=== RECORD EXCERPTS ===

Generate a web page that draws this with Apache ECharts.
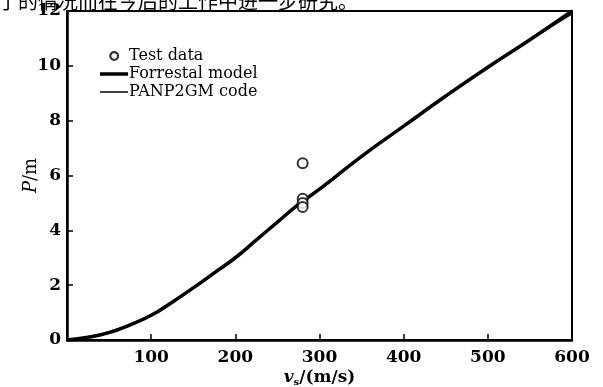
<!DOCTYPE html>
<html>
<head>
<meta charset="utf-8">
<script src="https://cdn.jsdelivr.net/npm/echarts@6/dist/echarts.min.js"></script>
<style>
  html, body { margin: 0; padding: 0; background: #fff; }
  #main { width: 603px; height: 387px; }
</style>
</head>
<body>
<div id="main"></div>
<script>
// 撞击速度 (m/s)
const vs = [0, 25, 50, 75, 100, 125, 150, 175, 200, 225, 250, 275, 300, 350, 400, 450, 500, 550, 600]
// Forrestal model 侵彻深度 (m)
const forrestal = [0, 0.1, 0.27, 0.55, 0.9, 1.38, 1.9, 2.45, 3.0, 3.65, 4.3, 4.95, 5.5, 6.7, 7.8, 8.9, 9.95, 10.95, 12]
// PANP2GM code
const panp = [0, 0.12, 0.3, 0.58, 0.92, 1.4, 1.92, 2.46, 3.02, 3.66, 4.3, 4.95, 5.48, 6.68, 7.8, 8.88, 9.92, 10.94, 11.9]
// 试验数据
const testV = [280, 280, 280, 280]
const testP = [6.45, 5.15, 5.0, 4.85]
const xTicks = [0, 100, 200, 300, 400, 500, 600]
const yTicks = [0, 2, 4, 6, 8, 10, 12]

const serif = '"DejaVu Serif", "Liberation Serif", serif'
const chart = echarts.init(document.getElementById('main'))

const zip = (a, b) => a.map((v, i) => [v, b[i]])

// 图例图标（四角放极小点，固定包围盒 28x14）
const box = 'M0,0 L0.01,0 Z M28,14 L27.99,14 Z '
const ringIcon = 'path://' + box +
  'M9.2,7 A5,5 0 1,0 19.2,7 A5,5 0 1,0 9.2,7 Z ' +
  'M11.5,7 A2.7,2.7 0 1,1 16.9,7 A2.7,2.7 0 1,1 11.5,7 Z'
const thickIcon = 'path://' + box + 'M0,5.2 L28,5.2 L28,8.8 L0,8.8 Z'
const thinIcon = 'path://' + box + 'M0,6.2 L28,6.2 L28,7.8 L0,7.8 Z'

const option = {
  animation: false,
  backgroundColor: '#fff',
  textStyle: { fontFamily: serif, color: '#000' },
  graphic: [
    {
      type: 'text',
      left: -2,
      top: -9,
      style: {
        text: '了的情况而在今后的工作中进一步研究。',
        font: '20px "Noto Sans CJK SC"',
        fill: '#000'
      }
    }
  ],
  grid: {
    left: 67,
    right: 31,
    top: 11,
    bottom: 47,
    outerBoundsMode: 'none',
    show: true,
    borderColor: '#000',
    borderWidth: 2
  },
  legend: {
    orient: 'vertical',
    left: 95,
    top: 43,
    itemGap: 2,
    itemWidth: 28,
    itemHeight: 14,
    textStyle: { fontFamily: serif, fontSize: 16, color: '#000', padding: [0, 0, 0, -4] },
    data: [
      { name: 'Test data', icon: ringIcon, itemStyle: { color: '#000', borderWidth: 0 } },
      { name: 'Forrestal model', icon: thickIcon },
      { name: 'PANP2GM code', icon: thinIcon }
    ]
  },
  xAxis: {
    type: 'value',
    min: 0,
    max: 600,
    interval: 100,
    name: '{i|v}{sub|s}/(m/s)',
    nameLocation: 'middle',
    nameMoveOverlap: false,
    nameGap: 29,
    nameTextStyle: {
      fontFamily: serif,
      fontSize: 17,
      fontWeight: 'bold',
      color: '#000',
      rich: {
        i: { fontFamily: serif, fontSize: 17, fontWeight: 'bold', fontStyle: 'italic' },
        sub: { fontFamily: serif, fontSize: 10, fontWeight: 'bold', verticalAlign: 'bottom', padding: [8, 0, 0, 0] }
      }
    },
    splitLine: { show: false },
    axisLine: { lineStyle: { color: '#000', width: 2.5 } },
    axisTick: { inside: true, length: 6, lineStyle: { color: '#000', width: 1.5 } },
    axisLabel: {
      fontFamily: serif,
      fontSize: 17,
      fontWeight: 'bold',
      color: '#000',
      margin: 9,
      formatter: v => (xTicks.includes(v) && v !== 0 ? String(v) : '')
    }
  },
  yAxis: {
    type: 'value',
    min: 0,
    max: 12,
    interval: 2,
    name: '{i|P}/m',
    nameLocation: 'middle',
    nameMoveOverlap: false,
    nameGap: 27,
    nameRotate: 90,
    nameTextStyle: {
      fontFamily: serif,
      fontSize: 18,
      color: '#000',
      rich: {
        i: { fontFamily: serif, fontSize: 18, fontStyle: 'italic' }
      }
    },
    splitLine: { show: false },
    axisLine: { lineStyle: { color: '#000', width: 2.5 } },
    axisTick: { inside: true, length: 6, lineStyle: { color: '#000', width: 1.5 } },
    axisLabel: {
      fontFamily: serif,
      fontSize: 17,
      fontWeight: 'bold',
      color: '#000',
      margin: 6,
      formatter: v => (yTicks.includes(v) ? String(v) : '')
    }
  },
  series: [
    {
      name: 'Test data',
      type: 'scatter',
      symbol: 'emptyCircle',
      symbolSize: 10,
      z: 5,
      itemStyle: { color: '#000', borderWidth: 2.5 },
      data: zip(testV, testP)
    },
    {
      name: 'Forrestal model',
      type: 'line',
      smooth: true,
      symbol: 'none',
      lineStyle: { color: '#000', width: 3.5 },
      itemStyle: { color: '#000' },
      data: zip(vs, forrestal)
    },
    {
      name: 'PANP2GM code',
      type: 'line',
      smooth: true,
      symbol: 'none',
      lineStyle: { color: '#000', width: 1.5 },
      itemStyle: { color: '#000' },
      data: zip(vs, panp)
    }
  ]
}

chart.setOption(option)
</script>
</body>
</html>
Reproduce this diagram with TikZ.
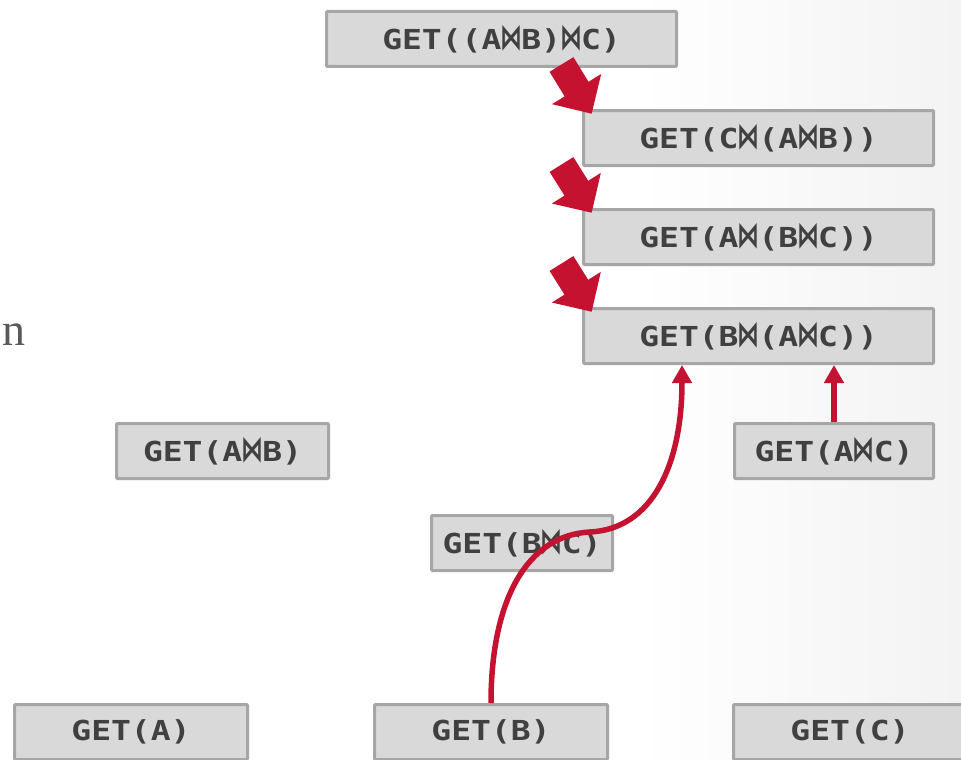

===

EXERCISE REQUIREMENTS: From the first line above through the line containing "const zip = (a, b)", copy everything exactly, without the pictures.

WRITTEN ANSWER:
Generate a web page that draws this with Apache ECharts.
<!DOCTYPE html>
<html>
<head>
<meta charset="utf-8">
<script src="https://cdn.jsdelivr.net/npm/echarts@6/dist/echarts.min.js"></script>
<style>
  html, body { margin: 0; padding: 0; background: #fff; }
  #main { width: 603px; height: 387px; }
</style>
</head>
<body>
<div id="main"></div>
<script>
// 撞击速度 (m/s)
const vs = [0, 25, 50, 75, 100, 125, 150, 175, 200, 225, 250, 275, 300, 350, 400, 450, 500, 550, 600]
// Forrestal model 侵彻深度 (m)
const forrestal = [0, 0.1, 0.27, 0.55, 0.9, 1.38, 1.9, 2.45, 3.0, 3.65, 4.3, 4.95, 5.5, 6.7, 7.8, 8.9, 9.95, 10.95, 12]
// PANP2GM code
const panp = [0, 0.12, 0.3, 0.58, 0.92, 1.4, 1.92, 2.46, 3.02, 3.66, 4.3, 4.95, 5.48, 6.68, 7.8, 8.88, 9.92, 10.94, 11.9]
// 试验数据
const testV = [280, 280, 280, 280]
const testP = [6.45, 5.15, 5.0, 4.85]
const xTicks = [0, 100, 200, 300, 400, 500, 600]
const yTicks = [0, 2, 4, 6, 8, 10, 12]

const serif = '"DejaVu Serif", "Liberation Serif", serif'
const chart = echarts.init(document.getElementById('main'))

const zip = (a, b) => a.map((v, i) => [v, b[i]])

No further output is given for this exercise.